Bob leaned over Tim, gripping the Randall in his left hand.
Tim snorted one more time.
Bob spun the gnarled haft of the weapon in his hand, bringing the serrated upper teeth to bear. With the saw blade, he hacked at the base of the left antler, not in the veiny, velvety knob but an inch or two higher, where the horn was stone dead. In a second the teeth cut into and through the horn and Bob yanked as a half of the heavy crown fell into his hand. He tossed it away into the undergrowth, bent, and just as forcefully sawed the second antler off.
Then he backed off to avoid getting trampled.
The beast lurched halfway to its feet.
Bob gave it a hard swat on the rump.
“Go on, boy. Git! Git! Git outta here, you old sonovabitch!”
Tim bucked up, snorted once, shook his unchained head with a shiver of the purest delight and, his nostrils spurting a double plume of rancid, smoky breath, he seemed to gather even more strength and bounded off crazily, bending aside saplings and flinging shards of ice as he plunged into the forest.
In a second he was gone.
I own you, you sonovabitch, Bob thought, watching as the stag disappeared.
He turned and started the long trek home.
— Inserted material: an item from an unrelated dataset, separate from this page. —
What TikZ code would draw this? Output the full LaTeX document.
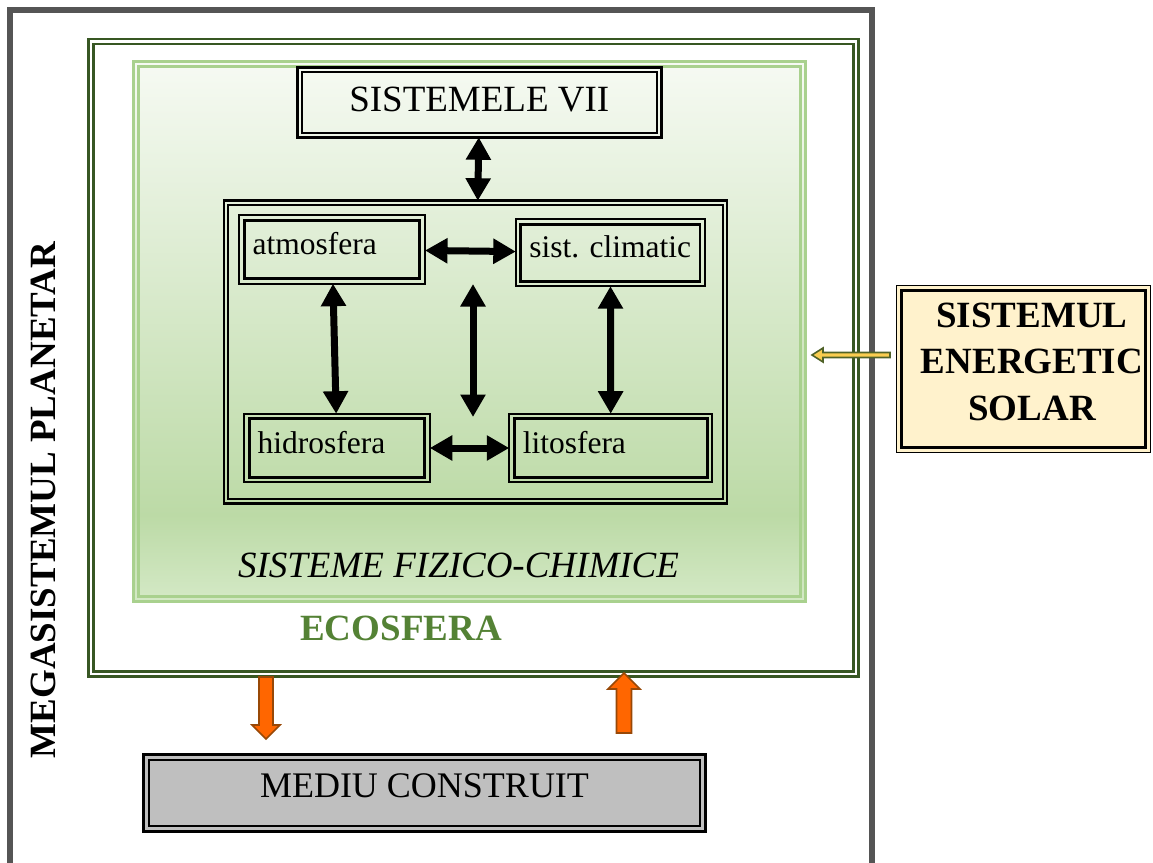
\documentclass[tikz,border=0pt]{standalone}
\usepackage{fontspec}
\setmainfont{Liberation Serif}
\usepackage{tikz}
\usetikzlibrary{arrows.meta}

\definecolor{megagray}{RGB}{85,85,85}
\definecolor{ecodark}{RGB}{56,87,35}
\definecolor{ecotext}{RGB}{84,130,53}
\definecolor{fizline}{RGB}{169,209,142}
\definecolor{gtop}{RGB}{246,250,243}
\definecolor{gmid}{RGB}{188,218,166}
\definecolor{gbot}{RGB}{212,233,198}
\definecolor{solfill}{RGB}{255,242,204}
\definecolor{soledge}{RGB}{79,98,40}
\definecolor{solarr}{RGB}{250,205,80}
\definecolor{medgray}{RGB}{191,191,191}
\definecolor{orgfill}{RGB}{255,102,0}
\definecolor{orgedge}{RGB}{152,72,7}

\newcommand{\fntbig}{\fontsize{37pt}{46.5pt}\selectfont}
\newcommand{\fntmed}{\fontsize{36pt}{42pt}\selectfont}
\newcommand{\fntsph}{\fontsize{31.5pt}{36pt}\selectfont}

\pgfdeclareverticalshading{fizgrad}{100bp}{color(0bp)=(gbot); color(25bp)=(gbot); color(33bp)=(gmid); color(75bp)=(gtop); color(100bp)=(gtop)}

\begin{document}
\begin{tikzpicture}[x=1pt, y=-1pt,
  frame/.style={draw, outer sep=0pt, inner sep=0pt},
  sph/.style={frame, line width=1.7pt, inner xsep=13.5pt, inner ysep=0pt, align=left,
    text height=21pt, text depth=11pt, font=\fntsph},
  dblarr/.style={{Triangle[length=22.5pt,width=24pt]}-{Triangle[length=22.5pt,width=24pt]}, line width=7pt},
  blk/.style={line width=1.6pt, line join=miter}]

  \useasboundingbox (0,0) rectangle (1153,862);
  \clip (0,0) rectangle (1153,862);

  %% megasistem
  \node[frame, draw=megagray, line width=6pt, minimum width=861.5pt, minimum height=890pt] (mega) at (440.75,455) {};
  \node[rotate=90, font=\fntbig\bfseries] (megatxt) at (43,500) {MEGASISTEMUL PLANETAR};

  %% ecosfera
  \node[frame, draw=ecodark, line width=2.6pt, minimum width=770pt, minimum height=637.5pt] (eco) at (473.7,357.75) {};
  \draw[ecodark, line width=2.6pt] ([shift={(5,5)}]eco.north west) rectangle ([shift={(-5,-5)}]eco.south east);
  \node[font=\fntbig\bfseries, text=ecotext] (ecotxt) at (401,628.5) {ECOSFERA};

  %% sisteme fizico-chimice
  \node[frame, draw=fizline, line width=3pt, shade, shading=fizgrad, minimum width=672.2pt, minimum height=540.2pt] (fiz) at (469.6,331.4) {};
  \draw[fizline, line width=2.6pt] ([shift={(5,5)}]fiz.north west) rectangle ([shift={(-5,-5)}]fiz.south east);
  \node[font=\fntbig\itshape] (fiztxt) at (458.5,565) {SISTEME FIZICO-CHIMICE};

  \node[frame, line width=2.6pt, minimum width=364pt, minimum height=70pt, text height=25pt, text depth=6pt, font=\fntbig] (vii) at (479.3,102.3) {SISTEMELE VII};
  \node[frame, line width=2.7pt, minimum width=503pt, minimum height=302.6pt] (geo) at (475.5,352) {};

  \node[sph, minimum width=185.8pt, minimum height=68.7pt, text width=158.8pt] (atm) at (332.1,249.35) {atmosfera};
  \node[sph, minimum width=189.2pt, minimum height=67pt, text width=162.2pt] (cli) at (610.4,252.7) {\mbox{sist.\ climatic}};
  \node[sph, minimum width=185.6pt, minimum height=68.6pt, text width=158.6pt] (hid) at (337,448) {hidrosfera};
  \node[sph, minimum width=203pt, minimum height=68.6pt, text width=176pt] (lit) at (610.75,448) {litosfera};

  %% mediu construit, sistem solar
  \node[frame, fill=medgray, line width=2.6pt, minimum width=562pt, minimum height=77pt, text height=24pt, text depth=16pt, font=\fntmed] (med) at (424.5,793) {MEDIU CONSTRUIT};
  \node[frame, fill=solfill, line width=1.2pt, minimum width=253.8pt, minimum height=167pt] (sol) at (1023.6,369.3) {};
  \node[align=center, font=\fntbig\bfseries] (soltxt) at (1032,361.5) {SISTEMUL\\ENERGETIC\\SOLAR};

  % inner lines of the double frames
  \foreach \n/\d/\w in {vii/4.4/1.8pt, geo/4.4/2pt, atm/5.2/2.8pt, cli/5/2.8pt, hid/5/2.8pt, lit/5/2.8pt, med/5.5/2.2pt, sol/5/3pt}
    \draw[line width=\w] ([shift={(\d,\d)}]\n.north west) rectangle ([shift={(-\d,-\d)}]\n.south east);

  \draw[dblarr] (vii) -- (geo);
  \draw[dblarr] (atm) -- (cli); %% atm<->cli
  \draw[dblarr] (atm) -- (hid);
  \draw[dblarr] (cli) -- (lit);
  \draw[dblarr] (hid) -- (lit); %% hid<->lit
  \coordinate (mtop) at (473,284);
  \coordinate (mbot) at (473,417);
  \draw[dblarr] (mtop) -- (mbot);

  %% block arrows
  \draw[blk, draw=soledge, fill=solarr] ([shift={(-6.7,-16.8)}]sol.west) -- ++(-67,0) -- ++(0,-4.5) -- ++(-11,7) -- ++(11,7) -- ++(0,-4.5) -- ++(67,0) -- cycle;
  \draw[blk, draw=orgedge, fill=orgfill] ([shift={(-214.7,0.5)}]eco.south) -- ++(0,48) -- ++(-7,0) -- ++(14,14) -- ++(14,-14) -- ++(-7,0) -- ++(0,-48) -- cycle; %% eco->med
  \draw[blk, draw=orgedge, fill=orgfill] ([shift={(192,-21.5)}]med.north) -- ++(0,-44) -- ++(-8.5,0) -- ++(16,-16) -- ++(16,16) -- ++(-8.5,0) -- ++(0,44) -- cycle; %% med->eco
\end{tikzpicture}
\end{document}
“His flaw,” said the doctor, “is that he will not kill anymore. He still hunts. He goes to great lengths and puts himself through extraordinary ordeals to fire at trophy animals. But he hits them with his own extremely light bullets machined of Delrin plastic at a hundred yards’ range. If he hits the creatures right and he always does – he aims for the shoulder above the spine – he can literally stun them off their feet for five or six minutes. There’s a small compartment of red aluminum dust for weight in each bullet, and as the bullet smashes against the flank of the beast, it smears the animal with a red stain, which the rain quickly washes off. Extraordinary. Then he saws their antlers off. So that no hunter will shoot them for a trophy. He hates trophy hunting. After all, he’s been a trophy.”
Colonel Shreck spoke.
“All right, then. It’s Swagger. But we’ll have to find a trophy this asshole will hunt,” he said.